Digital transformation is, to use the term coined by Jim Collins in Built to Last, an interdependent set of “Big, Hairy, Audacious Goals” that can—and must—transform most organizations. The alternative to such internally led transformation is bleak: You might get “Amazoned” or “AirBnbed” or “Ubered” out of business, or maybe an activist investor with a digital transformation agenda will transform you against your will.
The audacity and size of a proper digital transformation mean it must be driven by the most visionary, most strategic, most influential leaders at the organization: the CEO and the BoD. I’ve seen CEOs point at their CIO or CFO and say, “We need one of those digital transformations. Let me know what it’s done.” Such a directive might keep analysts at bay for a few quarters, but they are doomed to fail in one of two ways: Either the result is digital optimization—which I’ll define in a moment—or they will divert resources and distract senior leaders chasing ideas that will never be implemented because the rest of the organization knows the corner office isn’t driving this disruptive and often chaotic initiative.
Digital Optimization is Valuable, but it’s Not Transformation
Organizations that don’t feel ready to undertake such a strenuous mission as digital transformation can opt for something quite different that sounds about the same: digital optimization. By digital optimization I mean, Doing the things you already do, but using technology to do them better, faster, and cheaper. Embracing a digital optimization program—which can be led by a CIO with support from the CFO and other C-Suite executives—is a great way to:
- understand your actual processes (vs. what “the manual” says) and update them to reflect current reality[1]

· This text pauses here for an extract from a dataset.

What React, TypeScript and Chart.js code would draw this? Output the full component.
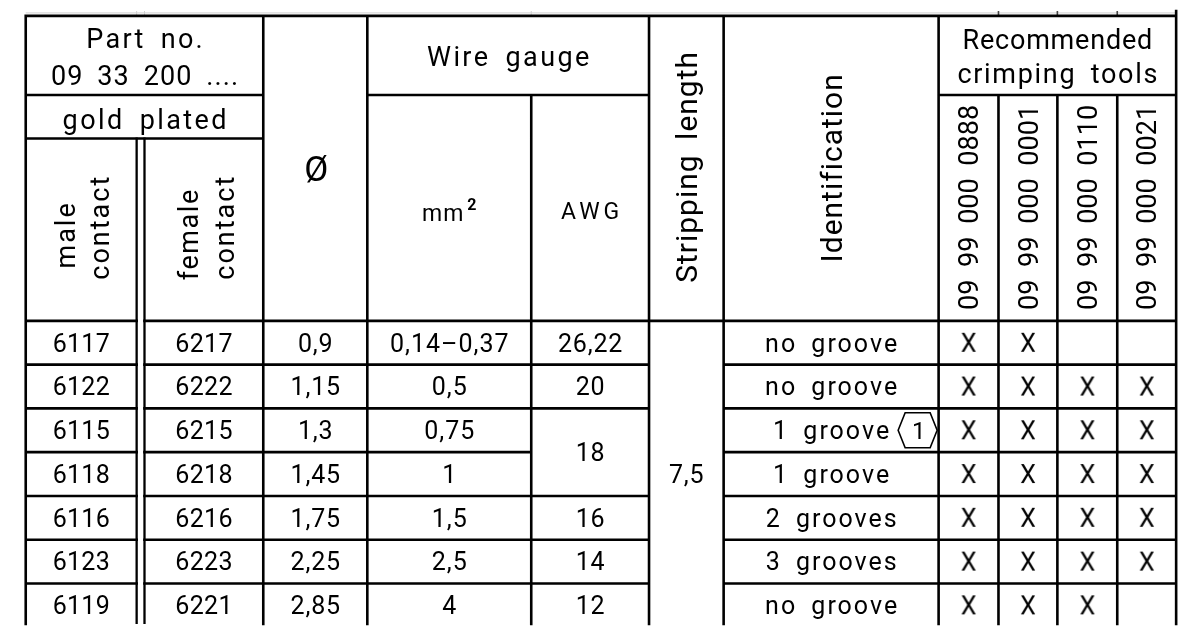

- flex the organization’s change muscles and get folks ready for bigger changes
- deploy innovative technology in small doses, fostering organizational learning
- reduce operational costs and cycle times while streamlining customer experiences
- reduce audit exposures and audit costs
Reduce Audit Pain/Cost
The first four of these benefits seem like no-brainers and will be universally understood and accepted by the organization. The last benefit, related to audits, warrants more explanation.
Since IT budgets and audit budgets usually hit cost centers that are far removed from one another, audit cost-saving opportunities are often overlooked. And if you sign the SOX Section 404 Management Assessment of Internal Controls report—often referred to as the “go to jail letter”—you should care deeply about the degree of real automation in your in-scope processes. (By real automation, I mean no humans are involved from beginning to end vs. processes that put people in between two automated process steps. From an audit perspective, “semi-manual” is “manual.”)
Auditing manual processes is laborious and time-consuming (i.e., slow and expensive), and often involves testing many cases in a row looking for repeatable successes. Auditing an automated process generally involves evaluating the automation and testing a few cases. Ask your internal auditors about costs but be sure you factor in internal audit costs plus external audit costs plus process owner/operator costs incurred in preparing and documenting the test cases.
It’s important for Directors and CEOs to understand the distinction between digital transformation and digital optimization so they don’t fall for glossy sales pitches from vendors and from enthusiastic internal technology champions. In future columns I’ll cover how to get started with each type of digital work and share some examples of successes—and even better, failures—I’ve seen.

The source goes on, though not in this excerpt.